I refer to my resignation on the aircraft question with some fear and trembling of denials; however, I have a copy of my letter, so it’s all right. I withdrew my resignation at the request of Authority, because Authority said that the War Office and not the Admiralty were responsible and would be held responsible. The aircraft belonged to the War Office; why on earth couldn’t I mind my own business? I didn’t want the Admiralty building and our wireless on the roof of it to be bombed; so it was my business (the War Office was as safe as a church, the Germans would never bomb that establishment!).

Recently I fortuned to meet Mr. Holt Thomas, and he brought to my recollection what was quite a famous meeting at the Admiralty. Soon after I became First Sea Lord on October 31st, 1914, I had called together at the Admiralty a Great Company of all interested in the air; for at that moment I had fully satisfied myself that small airships with a speed of fifty miles an hour would be of inestimable value against submarines and also for scouting purposes near the coast. So they proved.

Mr. Holt Thomas was a valued witness before the Royal Commission on Oil and Oil Engines, of which I was Chairman (a sad business for me financially—I only possessed a few hundred pounds and I put it into Oil—I had to sell them out, of course, on becoming Chairman of the Oil Commission, and what I put those few hundreds into caused a disappearance of most of those hundreds, and when I emerged from the Royal Commission the oil shares had more than quintupled in value and gone up to twenty times what they were when I first put in).

Through Mr. Holt Thomas we obtained the very important evidence of the French inventor of the Gnome engine—that wonderful engine that really made aeroplanes what they now are. His evidence was of peculiar value; and so also was that of Mr. Holt Thomas’s experience; and the result of the Admiralty meeting on aircraft was that we obtained from Mr. Holt Thomas an airship in a few weeks, when the experience hitherto had been that it took years; and a great number of this type of aircraft were used with immense advantage in the war. I remember so well that the very least time that could be promised with every effort and unstinted money, was three months (but Mr. Holt Thomas gave a shorter time). In three weeks an airship was flying over the Admiralty at 50 miles an hour (“there’s nothing you can’t have if you want it enough”), and now we’ve reached the Epoch—prodigious in its advent—when positively the Air commands and dominates both Land and Sea; and we shall witness quite shortly a combination in one Structure of the Aeroplane, the Airship, the parachute, the common balloon, and an Aerial Torpedo, which will both astound people by its simplicity and by its extraordinary possibilities, both in War and Commerce (the torpedo will become cargo in Commerce). The aeroplane has now to keep moving to live—but why should it? The aerial gyroscopic locomotive torpedo suspended by a parachute has a tremendous significance.
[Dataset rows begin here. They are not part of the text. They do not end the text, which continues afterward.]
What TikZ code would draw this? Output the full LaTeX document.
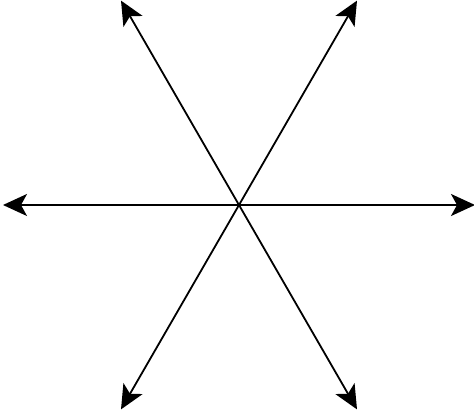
\documentclass[tikz,border=0pt]{standalone}
\usetikzlibrary{arrows.meta, calc}
\begin{document}
\begin{tikzpicture}[x=1pt, y=1pt, line width=1.8pt,
    >={Stealth[length=24pt, width=22pt, inset=6pt]}]
    \useasboundingbox (0,0) rectangle (474,410);
    \coordinate (O) at (239,205);
    \foreach \a/\n in {0/R, 60/TR, 120/TL, 180/L, 240/BL, 300/BR}
        \coordinate (\n) at ($(O)+(\a:236)$);
    \draw[<->] (L) -- (R);
    \draw[<->] (BL) -- (TR);
    \draw[<->] (BR) -- (TL);
\end{tikzpicture}
\end{document}
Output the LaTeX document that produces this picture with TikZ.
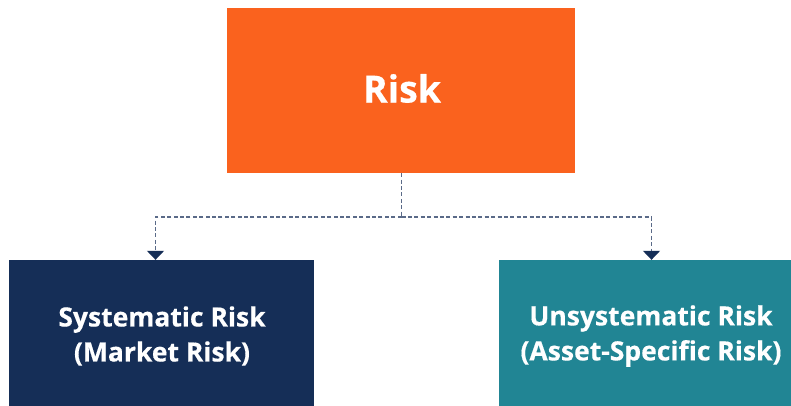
\documentclass[tikz,border=0pt]{standalone}
\usepackage{fontspec}
\setmainfont[BoldFeatures={FakeBold=0.4}]{Open Sans}
\usetikzlibrary{arrows.meta}
\definecolor{riskorange}{HTML}{FA621E}
\definecolor{sysnavy}{HTML}{152E57}
\definecolor{unsysteal}{HTML}{218594}
\definecolor{linkgray}{HTML}{5A6A88}
\begin{document}
\begin{tikzpicture}[x=1pt,y=-1pt,
  box/.style={draw=none, inner sep=0pt, text=white, align=center,
    font=\bfseries\fontsize{26.5}{35}\selectfont},
  link/.style={draw=linkgray, line width=1.3pt, dash pattern=on 4pt off 2.4pt},
  tip/.style={-{Triangle[width=17pt,length=9pt,fill=sysnavy,color=sysnavy]}}]
  \fill[white] (0,0) rectangle (791,406);
  \useasboundingbox (0,0) rectangle (791,406);
  % top box and its title
  \node[box, fill=riskorange, minimum width=348pt, minimum height=165pt] (risk) at (401,90.5) {};
  \node[text=white, inner sep=0pt, font=\bfseries\fontsize{37.5}{42}\selectfont]
        (risklabel) at (402,88.5) {Risk};
  % the two kinds of risk
  \node[box, fill=sysnavy, minimum width=305pt, minimum height=146pt]
        (sys) at (161.5,333) {};
  \node[box] (syslabel) at (162,336) {Systematic Risk\\(Market Risk)};
  \node[box, fill=unsysteal, minimum width=305pt, minimum height=146pt]
        (unsys) at (651.5,333) {};
  \node[box] (unsyslabel) at (651,336) {Unsystematic Risk\\(Asset-Specific Risk)};
  % dashed connectors
  \coordinate (split) at (401.5,217);
  \draw[link] (risk.south -| split) -- (split);
  \draw[link, tip] (split) -| ([xshift=-6pt]sys.north);
  \draw[link, tip] (split) -| (unsys.north);
\end{tikzpicture}
\end{document}
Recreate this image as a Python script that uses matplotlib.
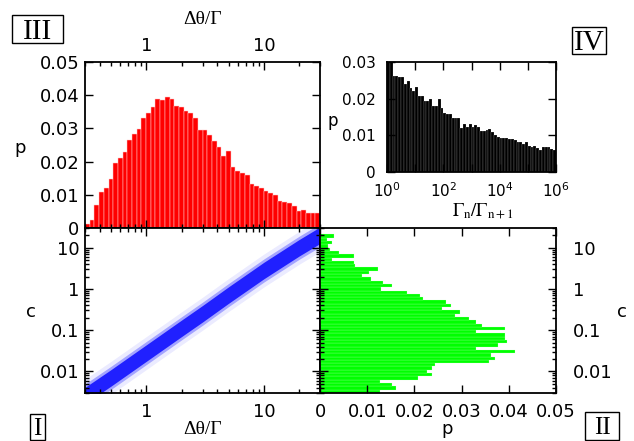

And let no one think like the ostrich that burying one’s head in the sand will make Invention desist. At the first Hague Peace Conference in 1899, when I was one of the British Delegates, huge nonsense was talked about the amenities of war. War has no amenities, although Mr. Norman Angell attacked me in print for saying so. It’s like two Innocents playing singlestick; they agree, when they begin, not to hit hard, but it don’t last long! Like fighting using only one fist against the other man with two; the other fist damn soon comes out! The Ancient who formulated that “All’s fair in love and war” enunciated a great natural principle

War is the essence of violence.

Moderation in War is imbecility.

HIT FIRST. HIT HARD. KEEP ON HITTING.

The following Reports and letter will illustrate this history of my efforts in this direction:—

Lord Fisher returned to the Admiralty on October 30th, 1914.